Max has quickly taken to snuggling up in the laundry basket with blankets to watch one of his two favorite movies (Toy Story or Cars).

Catherine loved to do the same thing, so I had to sift through and find the photo of her in the same stage. Max is just shy of 2, and Catherine is 2 1/2 in her photo. Yes, that's the same laundry basket...

Thursday, January 17, 2008

Mr. Outdoors

The snowshoes, the mountain setting, the longer-than-normal hair, and the goatee...this is one darn good looking mountain man!

Wednesday, January 16, 2008

Hardware Ranch

We've been talking about a visit to Hardware Ranch since Mr. O heard about it a few years ago. Since we live in the land of wildlife you can reach out and touch, we're fascinated by opportunities to get right in the middle of things.

Hardware Ranch is the Cache Valley solution to elk overpopulation. Farmers aren't so thrilled when the Cache elk herd comes a-callin' during winter months, so sometime around the 1950s the Department of Wildlife Resources started a winter range on property owned by the Hardware Company of Cache Valley. As commercialization and self-sustenance goes, the DWR figured out that folks would pay for sleigh rides to get up close and personal with the elk.

So now there's Hardware Ranch, which is able to pay for the majority of its expenses through revenues generated by its quick but proximal tours among the Cache Valley winter herd. On a sunny Saturday, you can plan to wait in an hour-long line for your sleigh ride (note to self: next time, have lots of ideas to keep two really impatient kids from melting down).

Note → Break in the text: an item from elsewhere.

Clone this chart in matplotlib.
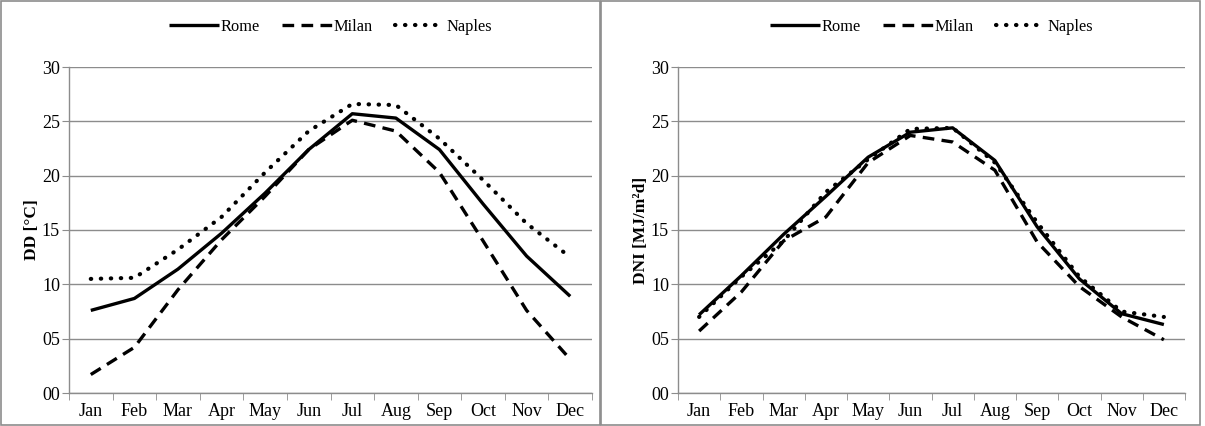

The elk cast a wary but accepting eye on the sleighs and horses, but as soon as an unexpected clank or squeal of delight from a child breaks the routine, the elk scatter and don't cooperate with all the amateur photographers hoping to get a shot featuring the whites of their eyes. Nonetheless, it was an experience to remember -- and the two hour drive home with both kids sound asleep was the most peace and quiet we've had in months.

Oh yeah.

This is the family. Guess a few years changes things a bit. The sassy blonde in the middle is Catherine, 5 going on 13. Hannah Montana, High School Musical and chapter books are the interests du jour. Max is that cute little monkey down front -- he's almost 2. He's mostly interested in cars, Woody & Buzz (think Toy Story), and anything his sister is doing. Other than a hormonal shift that requires glasses and not contacts, I'm still relatively the same. Marc is busy wrapping up the details of our now-defunct business and job hunting. Low-key and boring is good. Really.

Uh, HI.

Without a calculator handy, it looks to be around 750 days or so since I last posted to this blog. Interestingly, the dearth of extra time and words coincides with the business venture we just exited. Hmmmm.

My unflagging (some say sadistic) sense of optimism says 2008 will be better. It HAS to be. It cannot possibly be any more challenging than 2007.

What doesn't kill you certainly makes you stronger.

It's not the tough times that endure, it's the tough people who do.

These are the mantras tattooed inside my eyelids. You know, for those moments when an extended blink helps put things in perspective.